The Safe Harbor agreement was invoked 15 years ago to enable companies on both sides of the Atlantic to conduct everyday business, using data transfers, but has come under heavy fire, following 2013 revelations of mass US snooping.
Revelations by former National Security Agency (NSA) contractor Edward Snowden — now living in temporary asylum in Moscow — of the so-called Prism program, allowing US authorities to harvest private information directly from big tech companies such as Apple, Facebook and Google, prompted an Austrian law student Max Schrems to try to halt data transfers to the United States.
Bottom line: the #SafeHarbor ruling indicates the indiscriminate interception of communications is a violation of rights. Search OR seizure.
— Edward Snowden (@Snowden) October 6, 2015
Schrems challenged Facebook's transfers of European users' data to its US servers because of the risk of US snooping. As Facebook has its European headquarters in Ireland, he filed his complaint to the Irish Data Protection Commissioner.
Congratulations, @MaxSchrems. You've changed the world for the better. http://t.co/HmGpRq5Dgt pic.twitter.com/rTLYHhvmoY
— Edward Snowden (@Snowden) October 6, 2015
The case eventually wound its way up to the Luxembourg-based European Court of Justice (ECJ), which was asked to rule on whether national data privacy watchdogs could unilaterally suspend the Safe Harbor framework, if they had concerns about US privacy safeguards.
In declaring the data transfer deal invalid, the Court said the Irish data protection authority had the power to investigate Schrems' complaint and subsequently, decide whether to suspend Facebook's data transfers to the United States.
Commission Says Ruling Damages US-EU Trade, Endangers TTIP
However, the European Commission said the transfer of data between the EU and US will continue despite the legal opinion of the European Union's own Court of Justice.
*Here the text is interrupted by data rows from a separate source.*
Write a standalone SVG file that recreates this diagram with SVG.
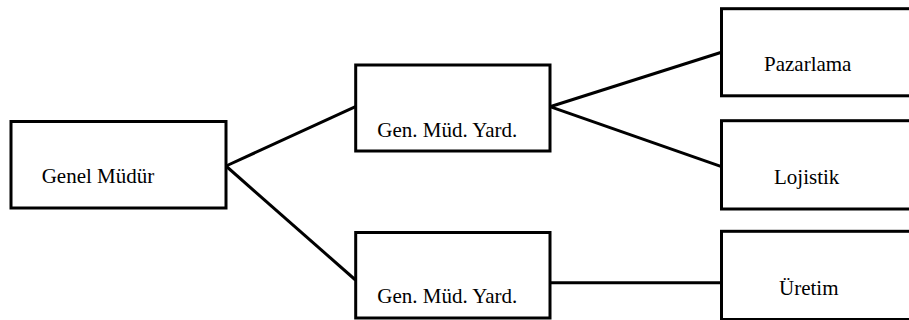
<svg xmlns="http://www.w3.org/2000/svg" width="909" height="320" viewBox="0 0 909 320">
<style>
.box{fill:#fff;stroke:#000;stroke-width:3}
.lbl{font-family:'Liberation Serif','Times New Roman',serif;font-size:21px;fill:#000}
.con{stroke:#000;stroke-width:3;fill:none}
</style>
<rect width="909" height="320" fill="#fff"/>
<g id="connectors">
<line class="con" x1="226" y1="166" x2="355.5" y2="106.7"/>
<line class="con" x1="226" y1="166" x2="355.5" y2="280"/>
<line class="con" x1="550" y1="106.7" x2="721.5" y2="52.3"/>
<line class="con" x1="550" y1="106.7" x2="721.5" y2="166.7"/>
<line class="con" x1="550" y1="282.7" x2="721.5" y2="282.7"/>
</g>
<g id="genel-mudur">
<rect class="box" x="11" y="121.5" width="215" height="86.5"/>
<text class="lbl" x="41.7" y="183.3">Genel Müdür</text>
</g>
<g id="gmy-top">
<rect class="box" x="355.7" y="65" width="194.3" height="86"/>
<text class="lbl" x="377.3" y="136.7">Gen. Müd. Yard.</text>
</g>
<g id="gmy-bottom">
<rect class="box" x="355.7" y="232.5" width="194.3" height="85.5"/>
<text class="lbl" x="377.3" y="303.3">Gen. Müd. Yard.</text>
</g>
<g id="pazarlama">
<rect class="box" x="721.5" y="8.7" width="200" height="87.1"/>
<text class="lbl" x="764" y="71">Pazarlama</text>
</g>
<g id="lojistik">
<rect class="box" x="721.5" y="120.7" width="200" height="88.3"/>
<text class="lbl" x="774" y="184">Lojistik</text>
</g>
<g id="uretim">
<rect class="box" x="721.5" y="231.3" width="200" height="88.2"/>
<text class="lbl" x="779" y="294.7">Üretim</text>
</g>
</svg>
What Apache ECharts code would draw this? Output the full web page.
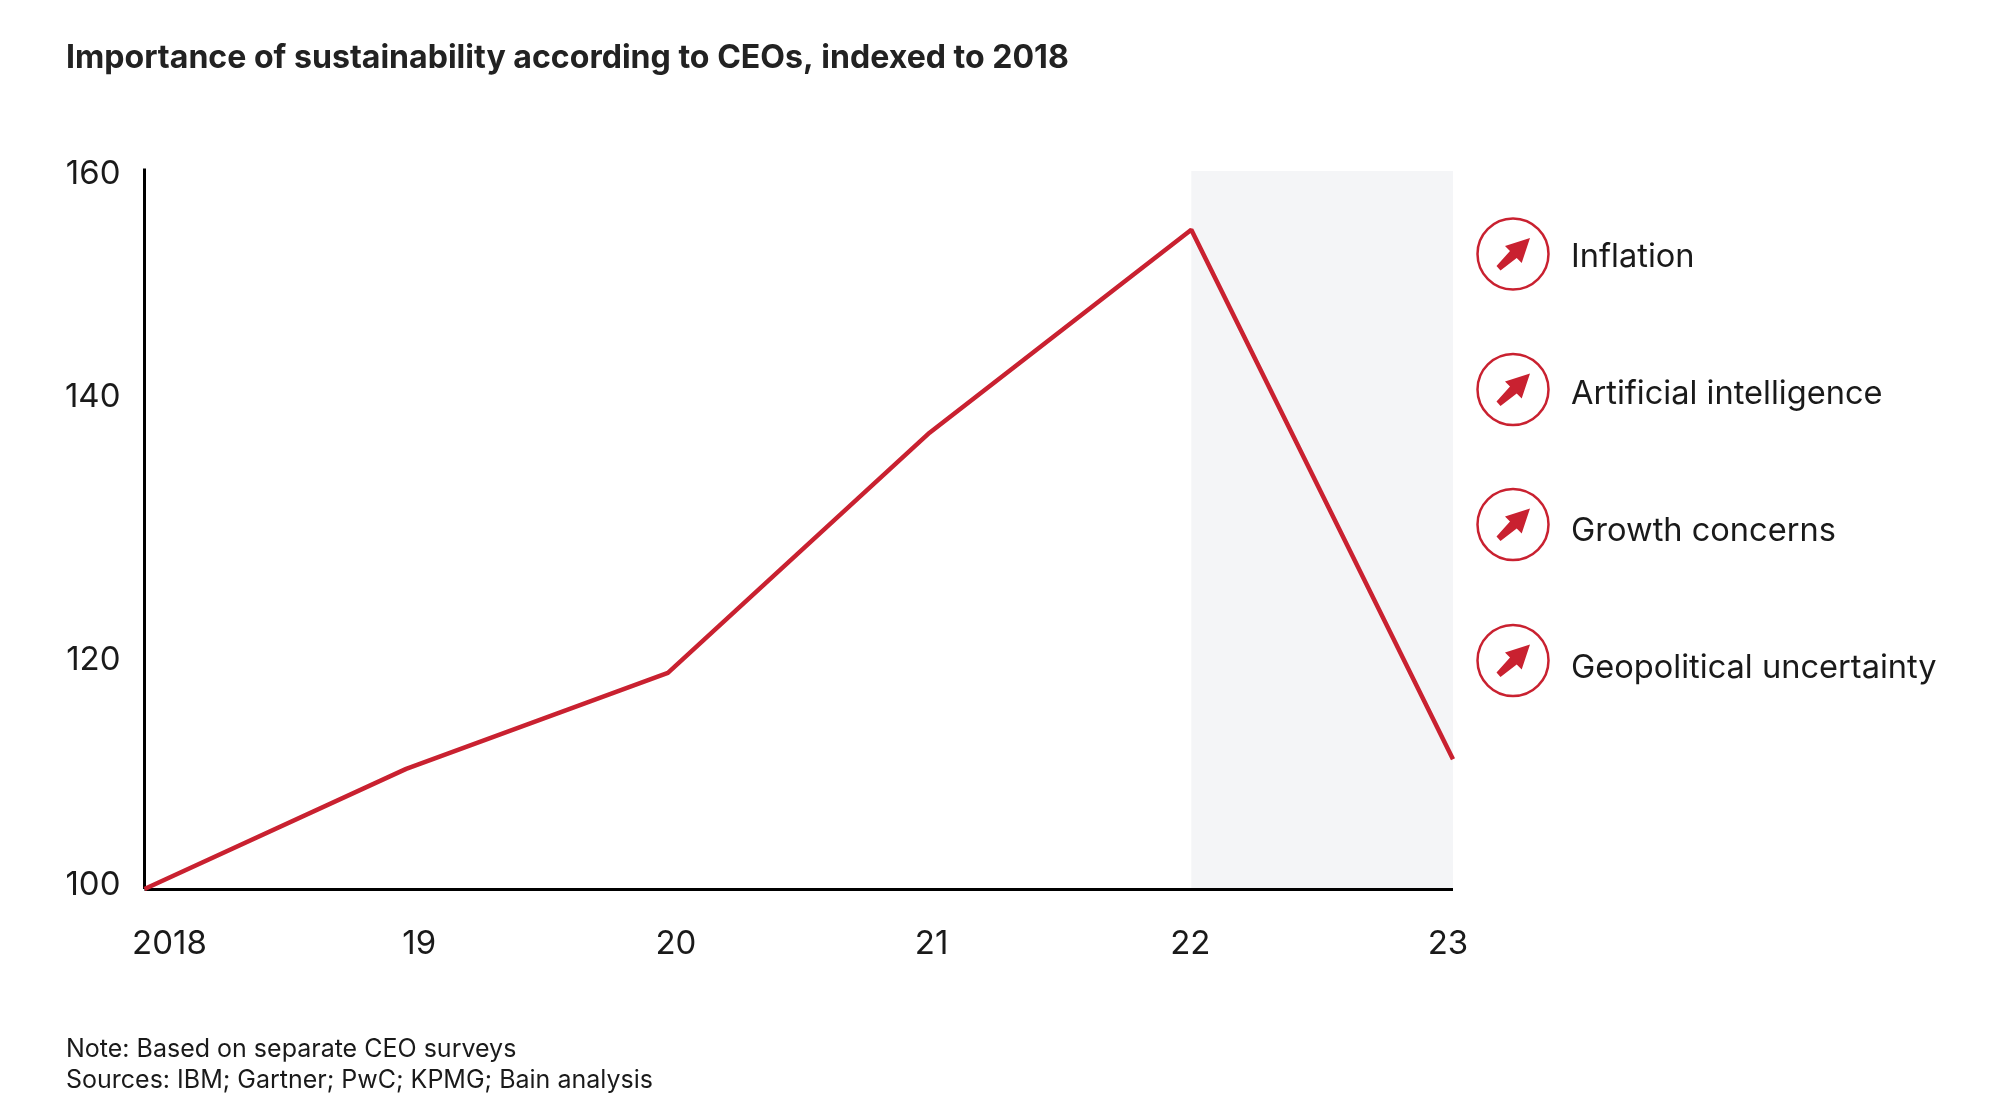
<!DOCTYPE html>
<html><head><meta charset="utf-8">
<style>html,body{margin:0;padding:0;background:#fff}#c{width:1996px;height:1120px}</style>
<script src="https://cdn.jsdelivr.net/npm/echarts@6/dist/echarts.min.js"></script>
</head><body><div id="c"></div>
<script>
const titleText = 'Importance of sustainability according to CEOs, indexed to 2018';
const noteText = 'Note: Based on separate CEO surveys\nSources: IBM; Gartner; PwC; KPMG; Bain analysis';
const years = ['2018', '19', '20', '21', '22', '23'];
const importance = [100, 110, 118, 138, 154.9, 110.8];
const yTicks = [100, 120, 140, 160];
const factors = ['Inflation', 'Artificial intelligence', 'Growth concerns', 'Geopolitical uncertainty'];
const shadedFrom = '22', shadedTo = '23';

// Layout: nudges (px) that reproduce the hand-placed tick labels of the original
const xNudge = {'2018': 25, '19': 13, '20': 8, '21': 2, '22': -1, '23': -5};
const yNudge = {100: -3.7, 120: 11.3, 140: -11.7, 160: 5.8};
const RED = '#c92130', FONT = 'Inter';
const rowCircleY = [254, 389.5, 524.5, 660.5];
const rowTextY = [257.3, 393.8, 531.3, 668.3];
const CX = 1513;

const xRich = {}, yRich = {};
years.forEach((y, i) => { const n = xNudge[y]; xRich['x' + i] = {fontFamily: FONT, fontSize: 33, color: '#1a1a1a', padding: n > 0 ? [0, 0, 0, 2 * n] : [0, -2 * n, 0, 0]}; });
yTicks.forEach(v => { const n = yNudge[v]; yRich['y' + v] = {fontFamily: FONT, fontSize: 33, color: '#1a1a1a', padding: n > 0 ? [2 * n, 0, 0, 0] : [0, 0, -2 * n, 0]}; });

const graphics = [];
factors.forEach((name, i) => {
  const cy = rowCircleY[i];
  graphics.push({type: 'circle', shape: {cx: CX, cy: cy, r: 35.5}, style: {fill: 'none', stroke: RED, lineWidth: 2.5}});
  graphics.push({type: 'polygon', shape: {points: [[17, -16], [-8, -8], [-3, -3], [-16.5, 12], [-12.5, 16.5], [3.7, 4], [8.7, 9]].map(p => [CX + p[0], cy + p[1]])}, style: {fill: RED}});
  graphics.push({type: 'text', x: 1571, y: rowTextY[i], style: {text: name, font: '400 32.6px ' + FONT, fill: '#1a1a1a', verticalAlign: 'middle'}});
});

const chart = echarts.init(document.getElementById('c'));
chart.setOption({
  animation: false,
  backgroundColor: '#fff',
  title: [
    {text: titleText, left: 66, top: 42, padding: 0, textStyle: {fontFamily: FONT, fontWeight: 700, fontSize: 32.1, color: '#222'}},
    {text: noteText, left: 66, top: 1033.5, padding: 0, textStyle: {fontFamily: FONT, fontWeight: 400, fontSize: 25, lineHeight: 31, color: '#1a1a1a'}}
  ],
  grid: {left: 144.5, top: 168.5, width: 1308.5, height: 720.5},
  xAxis: {
    type: 'category', data: years, boundaryGap: false, z: 1.5,
    axisLine: {lineStyle: {color: '#000', width: 3, cap: 'butt'}}, axisTick: {show: false},
    axisLabel: {margin: 39, interval: 0, formatter: (v) => '{x' + years.indexOf(v) + '|' + v + '}', rich: xRich}
  },
  yAxis: {
    type: 'value', min: 100, max: 160, interval: 20, z: 1.5,
    axisLine: {show: true, lineStyle: {color: '#000', width: 3, cap: 'butt'}}, axisTick: {show: false},
    splitLine: {show: false},
    axisLabel: {margin: 24, formatter: (v) => '{y' + v + '|' + v + '}', rich: yRich}
  },
  series: [{
    type: 'line', data: importance, symbol: 'none', z: 2, lineStyle: {color: RED, width: 4.5},
    markArea: {silent: true, z: 1, itemStyle: {color: '#f4f5f7'}, data: [[{xAxis: shadedFrom, yAxis: 100}, {xAxis: shadedTo, yAxis: 159.8}]]}
  }],
  graphic: graphics
});
</script></body></html>
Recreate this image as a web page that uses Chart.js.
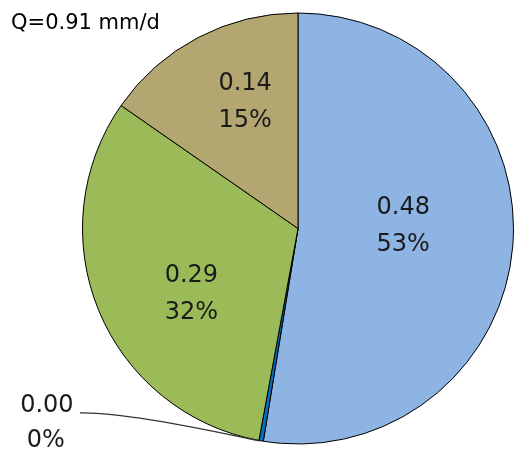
<!DOCTYPE html>
<html>
<head>
<meta charset="utf-8">
<script src="https://cdn.jsdelivr.net/npm/chart.js@4/dist/chart.umd.min.js"></script>
<style>
  html, body { margin: 0; padding: 0; background: #fff; }
  #wrap { width: 514px; height: 455px; position: relative; }
</style>
</head>
<body>
<div id="wrap"><canvas id="pie"></canvas></div>
<script>
// Valores (mm/d), en sentido horario desde arriba
const categorias = ['Comp. 1', 'Comp. 2', 'Comp. 3', 'Comp. 4'];
const valores    = [0.48, 0.003, 0.29, 0.14];
const colores    = ['#8EB4E3', '#0070C0', '#9BBB59', '#B3A671'];
const titulo     = 'Q=0.91 mm/d';

const total = valores.reduce((a, b) => a + b, 0);

// ajuste de la posición de etiquetas (radio relativo, desplazamiento px)
const labelRadio = [0.49, 0, 0.57, 0.63];
const labelNudge = [[0, -10], [0, 0], [7, 20], [10, -5]];

const FONT = '24px "DejaVu Sans", sans-serif';

const etiquetasPlugin = {
    id: 'etiquetas',
    afterDatasetsDraw(chart) {
        const ctx  = chart.ctx;
        const meta = chart.getDatasetMeta(0);
        ctx.save();
        ctx.font = FONT;
        ctx.fillStyle = '#1a1a1a';
        ctx.textAlign = 'center';
        ctx.textBaseline = 'middle';

        meta.data.forEach((arc, i) => {
            const v   = valores[i];
            const pct = Math.round(v / total * 100) + '%';
            const val = v.toFixed(2);
            const mid = (arc.startAngle + arc.endAngle) / 2;

            if (labelRadio[i] > 0) {
                const r = arc.outerRadius * labelRadio[i];
                const x = arc.x + Math.cos(mid) * r + labelNudge[i][0];
                const y = arc.y + Math.sin(mid) * r + labelNudge[i][1];
                ctx.fillText(val, x, y - 19);
                ctx.fillText(pct, x, y + 18);
            } else {
                // porción mínima: etiqueta fuera con línea guía
                const ox = arc.x + Math.cos(mid) * arc.outerRadius;
                const oy = arc.y + Math.sin(mid) * arc.outerRadius;
                const tx = arc.x - arc.outerRadius * 1.17;
                const ty = oy - 35;
                ctx.strokeStyle = '#333';
                ctx.lineWidth = 1.2;
                ctx.beginPath();
                ctx.moveTo(tx + 34, ty + 7);
                ctx.quadraticCurveTo(tx + 80, ty + 6, ox - 2, oy);
                ctx.stroke();
                ctx.fillText(val, tx + 1, ty);
                ctx.fillText(pct, tx, ty + 35);
            }
        });

        // título arriba a la izquierda
        ctx.textAlign = 'left';
        ctx.font = '21px "DejaVu Sans", sans-serif';
        ctx.fillStyle = '#000';
        ctx.fillText(titulo, 11, 24);
        ctx.restore();
    }
};

new Chart(document.getElementById('pie'), {
    type: 'pie',
    data: {
        labels: categorias,
        datasets: [{
            data: valores,
            backgroundColor: colores,
            borderColor: '#000',
            borderWidth: 1
        }]
    },
    options: {
        responsive: true,
        maintainAspectRatio: false,
        animation: false,
        layout: { padding: { left: 82, right: 0, top: 9, bottom: 7 } },
        plugins: { legend: { display: false }, tooltip: { enabled: false } }
    },
    plugins: [etiquetasPlugin]
});
</script>
</body>
</html>
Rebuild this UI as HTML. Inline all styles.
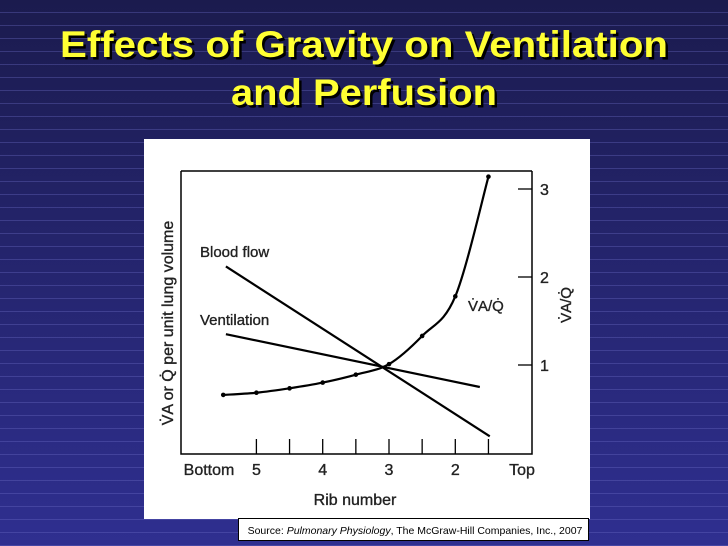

The Commission believes the court ruling undermines every business transaction done between the European Union and the United States and will endanger the controversial Transatlantic Trade and Investment Partnership (TTIP) trade deal being negotiated at the moment.
Frans Timmermans, the EU commission vice president, told reporters: "other mechanisms for international transfers of personal data" are available.
"We have been working with the US authorities to make data transfers safer for European citizens. In the light of the ruling, we will continue this work towards a new and safe framework for the transfer of personal data across the Atlantic."
"We will come forward with clear guidance for national data protection authorities on how to deal with data transfer requests to the United States in the light of the ruling," Timmermans told a news conference.
He was backed by Christopher Padilla, Vice President of Government and Regulatory Affairs at IBM, who said:
"The free movement of data across borders is the foundation of the global economy, facilitating everything from financial services and manufacturing to shipping and retail."
Rumours were circulating in Brussels Wednesday that "internal issues" at the Luxembourg-based court had led to the judgement being delivered unusually swiftly — two weeks — after the advocate-general had published his opinion on the case.
The Court's president Vassilios Skouris, who sat in on the landmark case, retires this week and a source at the Court agreed the procedure was unusually fast. But he noted that even without the president, "the court would still have been queried".